As highlighted in Davos by Tobias Meyer, chief executive of global logistics firm DHL, this crucial conduit for global trade has been hit by water shortages and drought driven by climate change and the El Niño weather phenomenon.

The lakes that feed the canal are drying up and the series of locks connecting the Atlantic to the Pacific are now almost too shallow to let the largest container ships through.

In normal times, the Panama Canal carries about 5% of global maritime trade, generating $2.5bn in revenue for the country, but these are not normal times.
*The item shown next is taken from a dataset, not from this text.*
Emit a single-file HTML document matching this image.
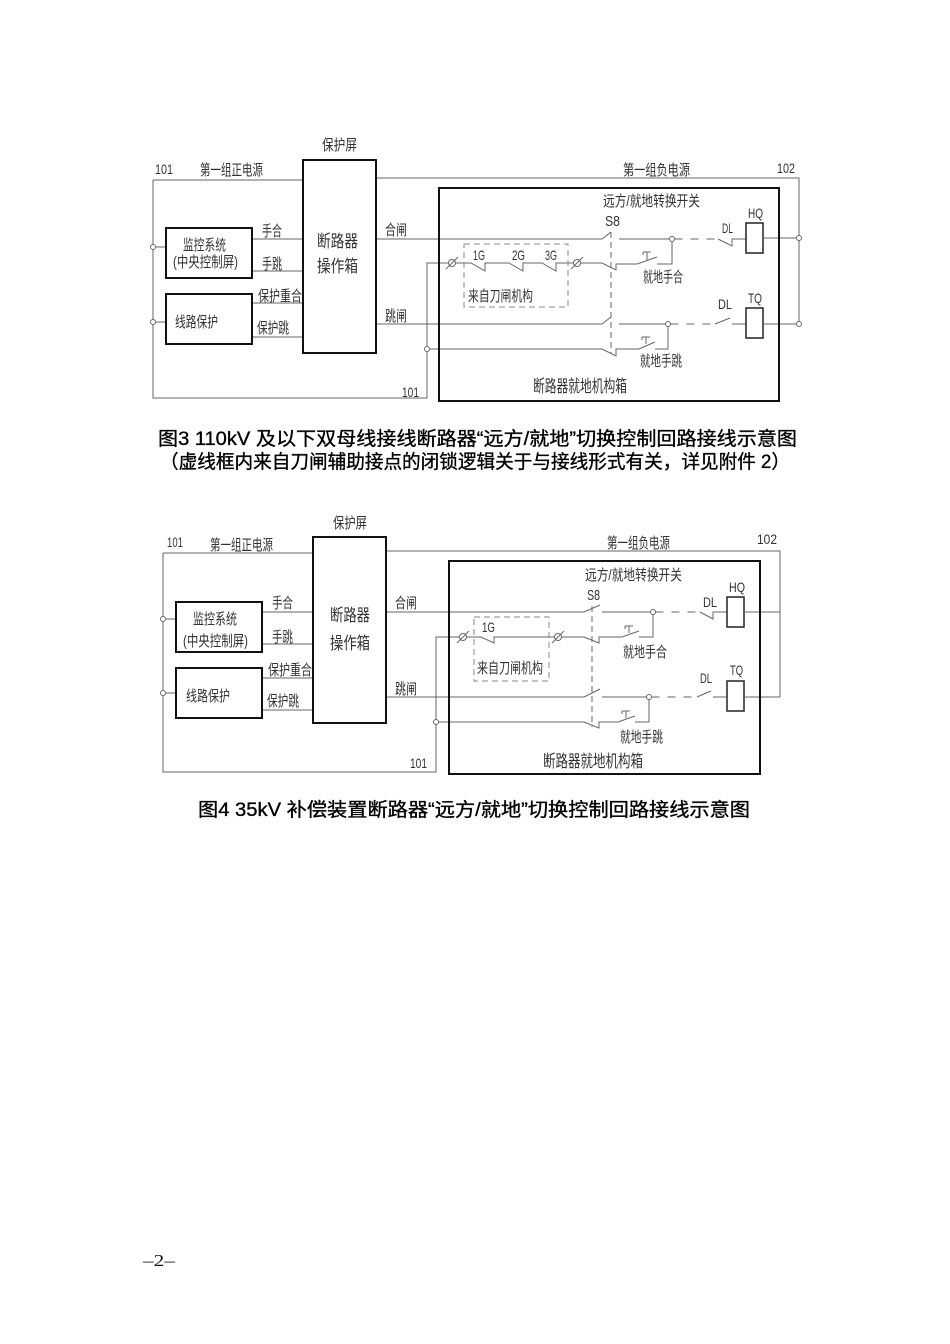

The lakes that feed the Panama Canal are drying up. The locks are now almost too shallow to let the largest container ships through.

Such are the problems that rival states in South and Central America are trying to come up with alternatives. Among the most viable is a land-based route across Mexico.

Containers would be unloaded from ships onto trains or lorries at one port and carried cross-country before being reloaded onto a ship on the other side.

Navigating choppy waters

The challenges are many and change is needed to secure global supply chains. Until then, big money is hedging its bets.

One big loser could be globalisation. On the increase are trends such as 'nearshoring' or 'reshoring', whereby production is localised and relocated to be brought nearer to home markets, reducing exposure to world shocks.

To some, this is simply mitigating risk. To others, it is beginning to look a lot like protectionism. Yet, as nations grapple with economic uncertainty, the allure of safeguarding domestic industry grows increasingly tempting.

Even China's Premier Li Qiang denounced "discriminatory measures for trade and investment" in a veiled reference to the US, shedding light on the intricate diplomatic dance of economic policies in an interconnected world.

The Red Sea, Taiwan, and Panama are critical nodes in the global trade network. Each has its own challenges and opportunities in these fraught times.

With the fragility of global trade exposed, there is a growing need to move beyond reactive measures to proactive measures to safeguard trade routes.

Global trade is not one monolithic entity but a complex ecosystem, susceptible to myriad influences, whether they be political, military, or climate related.

A comprehensive and collaborative approach is needed to ensure the resilience and adaptability of the global trade network. Until then, many more sleepless nights await.